What you are asked to do: Retype exactly what runs from the first line of the data to the line with "import pandas as pd", keeping both of those lines and skipping pictures.
# Data segment start
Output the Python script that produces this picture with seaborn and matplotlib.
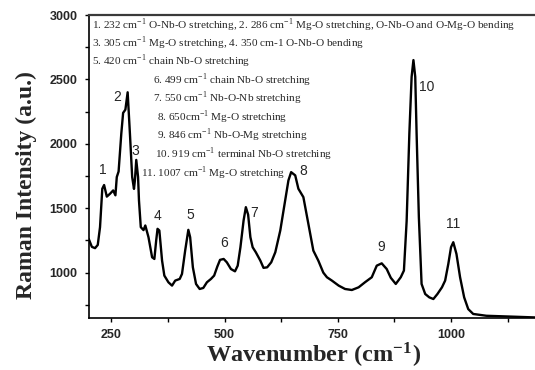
import matplotlib
matplotlib.use('Agg')
import matplotlib.pyplot as plt
import seaborn as sns
import pandas as pd

# ── Data ─────────────────────────────────────────────────────────────────────
wavenumber = [200, 207, 214, 220, 225, 230, 234, 240, 247, 254, 259, 262, 266,
              272, 276, 281, 286, 291, 296, 300, 302, 305, 309, 311, 315, 321,
              325, 332, 340, 345, 349, 352, 356, 362, 367, 376, 384, 391, 401,
              406, 413, 420, 424, 430, 437, 445, 453, 461, 470, 477, 484, 490,
              498, 505, 514, 523, 529, 535, 542, 547, 552, 557, 562, 569, 579,
              586, 594, 603, 612, 623, 631, 641, 647, 656, 663, 674, 685, 696,
              707, 718, 726, 737, 752, 766, 781, 796, 810, 825, 836, 847, 858,
              867, 878, 889, 896, 902, 908, 913, 917, 921, 924, 929, 935, 943,
              952, 961, 970, 980, 987, 994, 1000, 1005, 1012, 1020, 1029, 1038,
              1049, 1078, 1137, 1186, 1200]
intensity = [1262, 1200, 1190, 1215, 1353, 1651, 1680, 1590, 1612, 1638, 1600,
             1742, 1785, 2080, 2240, 2265, 2400, 2080, 1742, 1650, 1716, 1875,
             1742, 1560, 1353, 1330, 1366, 1275, 1119, 1106, 1249, 1340, 1327,
             1093, 977, 925, 899, 938, 951, 990, 1171, 1332, 1275, 1041, 912,
             873, 881, 925, 951, 977, 1047, 1099, 1106, 1080, 1028, 1010, 1054,
             1197, 1405, 1508, 1450, 1275, 1197, 1158, 1093, 1037, 1041, 1080,
             1158, 1327, 1500, 1716, 1780, 1755, 1651, 1586, 1379, 1171, 1093,
             1000, 964, 938, 899, 873, 865, 886, 925, 964, 1054, 1072, 1028,
             960, 912, 964, 1016, 1400, 2080, 2520, 2650, 2520, 2080, 1430, 912,
             834, 808, 795, 834, 886, 938, 1067, 1197, 1236, 1145, 964, 808,
             717, 679, 665, 658, 652, 651]

# peak numbers and where their labels sit (data coords)
peak_labels = ['1', '2', '3', '4', '5', '6', '7', '8', '9', '10', '11']
label_x = [232, 263, 303, 351, 424, 499, 565, 674, 846, 947, 1004]
label_y = [1794, 2362, 1942, 1436, 1451, 1233, 1459, 1786, 1195, 2440, 1374]

cm = r'cm$^{\mathregular{-1}}$'
assign_lines = [
    f'1. 232 {cm} O-Nb-O stretching, 2. 286 {cm} Mg-O stretching, O-Nb-O and O-Mg-O bending',
    f'3. 305 {cm} Mg-O stretching, 4. 350 cm-1 O-Nb-O bending',
    f'5. 420 {cm} chain Nb-O stretching',
    f'6. 499 {cm} chain Nb-O stretching',
    f'7. 550 {cm} Nb-O-Nb stretching',
    f'8. 650{cm} Mg-O stretching',
    f'9. 846 {cm} Nb-O-Mg stretching',
    f'10. 919 {cm} terminal Nb-O stretching',
    f'11. 1007 {cm} Mg-O stretching',
]
# left edge / vertical centre of each line, in pixels of the 535x370 figure
assign_px = [(92, 25), (92, 43), (92, 61), (153, 80), (153, 98),
             (157, 117), (157, 135), (155, 154), (141, 173)]

df = pd.DataFrame({'Wavenumber': wavenumber, 'Intensity': intensity})

# ── Plot ─────────────────────────────────────────────────────────────────────
sns.set_style('ticks')
plt.rcParams['font.family'] = ['Liberation Sans', 'DejaVu Sans']
plt.rcParams['mathtext.fontset'] = 'stix'

W, H = 535, 370
fig = plt.figure(figsize=(W / 100, H / 100), dpi=100)
ax = fig.add_axes([88.7 / W, 1 - 317.7 / H, (541.6 - 88.7) / W, (317.7 - 15) / H])

sns.lineplot(data=df, x='Wavenumber', y='Intensity', ax=ax,
             color='black', linewidth=1.7, sort=False)

ax.set_xlim(200, 1200)
ax.set_ylim(650, 3000)
ax.set_xticks([250, 500, 750, 1000])
ax.set_xticks([375, 625, 875, 1125], minor=True)
ax.set_yticks([1000, 1500, 2000, 2500, 3000])
ax.set_yticks([750, 1250, 1750, 2250, 2750], minor=True)
ax.tick_params(which='both', direction='out', length=3, width=1, color='black')
ax.tick_params(axis='x', pad=5)
ax.tick_params(axis='y', pad=5)
for lab in ax.get_xticklabels() + ax.get_yticklabels():
    lab.set_fontweight('bold')
    lab.set_fontsize(9)

for side in ['left', 'bottom']:
    ax.spines[side].set_linewidth(1.2)
    ax.spines[side].set_color('black')
ax.spines['top'].set_visible(True)
ax.spines['top'].set_linewidth(1.6)
ax.spines['top'].set_color('#3a3a3a')
ax.spines['right'].set_visible(False)

ax.set_xlabel(r'Wavenumber (cm$^{\mathregular{-1}}$)', family='Liberation Serif',
              fontsize=17.5, fontweight='bold', va='center')
ax.xaxis.set_label_coords(0.496, -0.125)
ax.set_ylabel('Raman Intensity (a.u.)', family='Liberation Serif',
              fontsize=17, fontweight='bold', va='center')
ax.yaxis.set_label_coords(-0.138, 0.438)

for lab, lx, ly in zip(peak_labels, label_x, label_y):
    ax.text(lx, ly, lab, ha='center', va='center', fontsize=10,
            family='Liberation Sans')

for txt, (px, py) in zip(assign_lines, assign_px):
    fig.text(px / W, 1 - py / H, txt, ha='left', va='center', fontsize=8.1,
             family='Liberation Serif')

fig.savefig('out.png', dpi=100, facecolor='white')
plt.close(fig)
# Data segment end
Full output:
Output the Python script that produces this picture with seaborn and matplotlib.
import matplotlib
matplotlib.use('Agg')
import matplotlib.pyplot as plt
import seaborn as sns
import pandas as pd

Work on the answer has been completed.